Your goal: Begin with the first line of the material and write out each line exactly, ending with the line that contains "0, 0, 0, 0, 0, 0, 2, 2]". Pictures are not part of the copy.
★ ★ ★ ★ ★ ★ ★
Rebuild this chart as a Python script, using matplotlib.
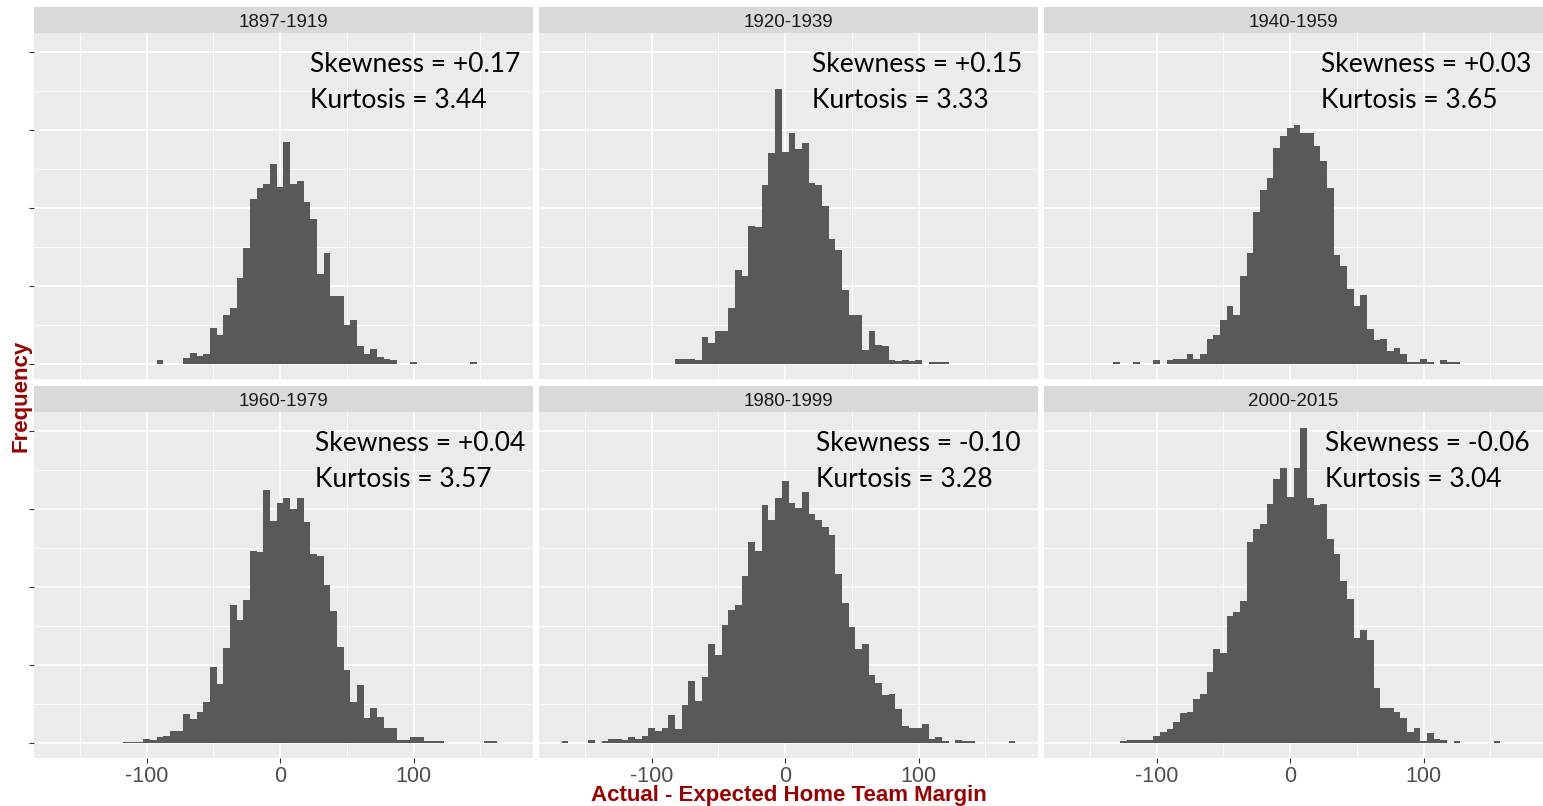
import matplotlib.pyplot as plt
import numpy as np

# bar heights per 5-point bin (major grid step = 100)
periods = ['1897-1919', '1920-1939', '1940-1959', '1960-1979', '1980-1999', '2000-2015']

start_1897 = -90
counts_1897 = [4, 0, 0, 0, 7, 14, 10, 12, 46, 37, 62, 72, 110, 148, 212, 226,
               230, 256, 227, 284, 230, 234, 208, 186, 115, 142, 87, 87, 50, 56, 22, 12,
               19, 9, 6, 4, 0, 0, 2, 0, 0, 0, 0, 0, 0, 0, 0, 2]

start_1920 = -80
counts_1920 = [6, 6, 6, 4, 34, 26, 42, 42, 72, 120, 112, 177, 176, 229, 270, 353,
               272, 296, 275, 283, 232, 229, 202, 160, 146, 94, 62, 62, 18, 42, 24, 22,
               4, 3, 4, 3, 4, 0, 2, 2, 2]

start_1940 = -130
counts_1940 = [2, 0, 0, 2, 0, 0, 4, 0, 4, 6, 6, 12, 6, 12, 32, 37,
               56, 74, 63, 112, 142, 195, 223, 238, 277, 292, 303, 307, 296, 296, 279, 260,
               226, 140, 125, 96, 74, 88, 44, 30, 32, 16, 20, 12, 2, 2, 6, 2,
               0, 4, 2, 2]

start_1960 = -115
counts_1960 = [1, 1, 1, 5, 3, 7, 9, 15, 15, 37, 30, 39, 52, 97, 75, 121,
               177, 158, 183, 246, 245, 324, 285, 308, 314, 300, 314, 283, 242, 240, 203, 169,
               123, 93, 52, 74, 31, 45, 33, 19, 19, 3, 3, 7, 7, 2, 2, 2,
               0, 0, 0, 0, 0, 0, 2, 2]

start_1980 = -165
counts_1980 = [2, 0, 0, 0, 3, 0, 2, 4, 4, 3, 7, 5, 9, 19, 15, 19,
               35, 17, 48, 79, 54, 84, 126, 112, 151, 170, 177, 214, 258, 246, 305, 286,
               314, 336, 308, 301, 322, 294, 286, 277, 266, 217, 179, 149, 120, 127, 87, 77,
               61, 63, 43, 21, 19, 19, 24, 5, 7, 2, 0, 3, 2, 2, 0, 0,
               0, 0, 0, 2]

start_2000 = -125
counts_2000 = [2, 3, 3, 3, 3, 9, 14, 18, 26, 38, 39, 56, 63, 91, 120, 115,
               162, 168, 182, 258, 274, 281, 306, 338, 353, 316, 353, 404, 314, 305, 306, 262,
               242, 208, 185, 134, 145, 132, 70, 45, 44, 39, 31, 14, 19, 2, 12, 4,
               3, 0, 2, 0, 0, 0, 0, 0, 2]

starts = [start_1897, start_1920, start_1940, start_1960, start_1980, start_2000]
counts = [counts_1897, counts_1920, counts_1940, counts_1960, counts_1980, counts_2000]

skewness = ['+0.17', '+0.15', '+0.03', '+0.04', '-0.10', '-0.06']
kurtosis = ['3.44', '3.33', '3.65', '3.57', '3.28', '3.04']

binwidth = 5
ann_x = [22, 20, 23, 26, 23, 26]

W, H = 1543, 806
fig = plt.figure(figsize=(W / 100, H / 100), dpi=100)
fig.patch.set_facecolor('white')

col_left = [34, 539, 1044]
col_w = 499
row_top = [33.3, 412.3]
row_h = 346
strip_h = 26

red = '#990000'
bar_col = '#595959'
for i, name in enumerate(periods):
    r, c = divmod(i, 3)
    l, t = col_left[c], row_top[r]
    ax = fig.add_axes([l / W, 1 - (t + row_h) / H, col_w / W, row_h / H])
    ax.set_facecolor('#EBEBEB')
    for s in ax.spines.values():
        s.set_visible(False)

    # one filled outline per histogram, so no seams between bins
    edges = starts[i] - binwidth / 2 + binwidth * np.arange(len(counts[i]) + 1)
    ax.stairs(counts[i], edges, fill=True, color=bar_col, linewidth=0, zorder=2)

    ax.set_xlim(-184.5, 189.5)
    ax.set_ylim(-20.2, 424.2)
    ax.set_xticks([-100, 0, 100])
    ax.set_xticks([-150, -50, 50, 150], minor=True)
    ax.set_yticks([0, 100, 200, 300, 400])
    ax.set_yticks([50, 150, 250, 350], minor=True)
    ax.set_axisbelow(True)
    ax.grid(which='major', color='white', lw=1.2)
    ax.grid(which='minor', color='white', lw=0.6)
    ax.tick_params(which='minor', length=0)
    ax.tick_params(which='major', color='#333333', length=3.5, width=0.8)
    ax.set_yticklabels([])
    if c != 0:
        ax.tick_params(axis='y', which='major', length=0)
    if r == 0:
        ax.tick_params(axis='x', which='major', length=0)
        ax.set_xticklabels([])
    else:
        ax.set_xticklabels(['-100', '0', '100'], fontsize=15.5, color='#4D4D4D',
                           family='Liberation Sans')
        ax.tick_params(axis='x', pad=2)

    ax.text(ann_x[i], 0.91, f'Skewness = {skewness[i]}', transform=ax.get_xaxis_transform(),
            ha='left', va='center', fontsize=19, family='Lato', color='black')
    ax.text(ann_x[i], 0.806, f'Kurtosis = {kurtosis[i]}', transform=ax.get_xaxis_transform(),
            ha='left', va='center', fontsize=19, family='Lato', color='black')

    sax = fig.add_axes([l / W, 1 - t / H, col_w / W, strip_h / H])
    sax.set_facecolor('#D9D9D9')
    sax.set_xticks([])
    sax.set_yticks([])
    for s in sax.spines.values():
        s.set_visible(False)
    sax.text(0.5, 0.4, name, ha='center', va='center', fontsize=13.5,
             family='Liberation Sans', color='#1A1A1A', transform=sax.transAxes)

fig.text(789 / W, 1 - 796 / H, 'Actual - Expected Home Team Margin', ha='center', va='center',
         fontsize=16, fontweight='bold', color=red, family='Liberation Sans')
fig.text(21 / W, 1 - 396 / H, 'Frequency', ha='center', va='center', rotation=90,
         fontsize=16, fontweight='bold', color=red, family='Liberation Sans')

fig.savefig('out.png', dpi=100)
★ ★ ★ ★ ★ ★ ★
Answer below:
Rebuild this chart as a Python script, using matplotlib.
import matplotlib.pyplot as plt
import numpy as np

# bar heights per 5-point bin (major grid step = 100)
periods = ['1897-1919', '1920-1939', '1940-1959', '1960-1979', '1980-1999', '2000-2015']

start_1897 = -90
counts_1897 = [4, 0, 0, 0, 7, 14, 10, 12, 46, 37, 62, 72, 110, 148, 212, 226,
               230, 256, 227, 284, 230, 234, 208, 186, 115, 142, 87, 87, 50, 56, 22, 12,
               19, 9, 6, 4, 0, 0, 2, 0, 0, 0, 0, 0, 0, 0, 0, 2]

start_1920 = -80
counts_1920 = [6, 6, 6, 4, 34, 26, 42, 42, 72, 120, 112, 177, 176, 229, 270, 353,
               272, 296, 275, 283, 232, 229, 202, 160, 146, 94, 62, 62, 18, 42, 24, 22,
               4, 3, 4, 3, 4, 0, 2, 2, 2]

start_1940 = -130
counts_1940 = [2, 0, 0, 2, 0, 0, 4, 0, 4, 6, 6, 12, 6, 12, 32, 37,
               56, 74, 63, 112, 142, 195, 223, 238, 277, 292, 303, 307, 296, 296, 279, 260,
               226, 140, 125, 96, 74, 88, 44, 30, 32, 16, 20, 12, 2, 2, 6, 2,
               0, 4, 2, 2]

start_1960 = -115
counts_1960 = [1, 1, 1, 5, 3, 7, 9, 15, 15, 37, 30, 39, 52, 97, 75, 121,
               177, 158, 183, 246, 245, 324, 285, 308, 314, 300, 314, 283, 242, 240, 203, 169,
               123, 93, 52, 74, 31, 45, 33, 19, 19, 3, 3, 7, 7, 2, 2, 2,
               0, 0, 0, 0, 0, 0, 2, 2]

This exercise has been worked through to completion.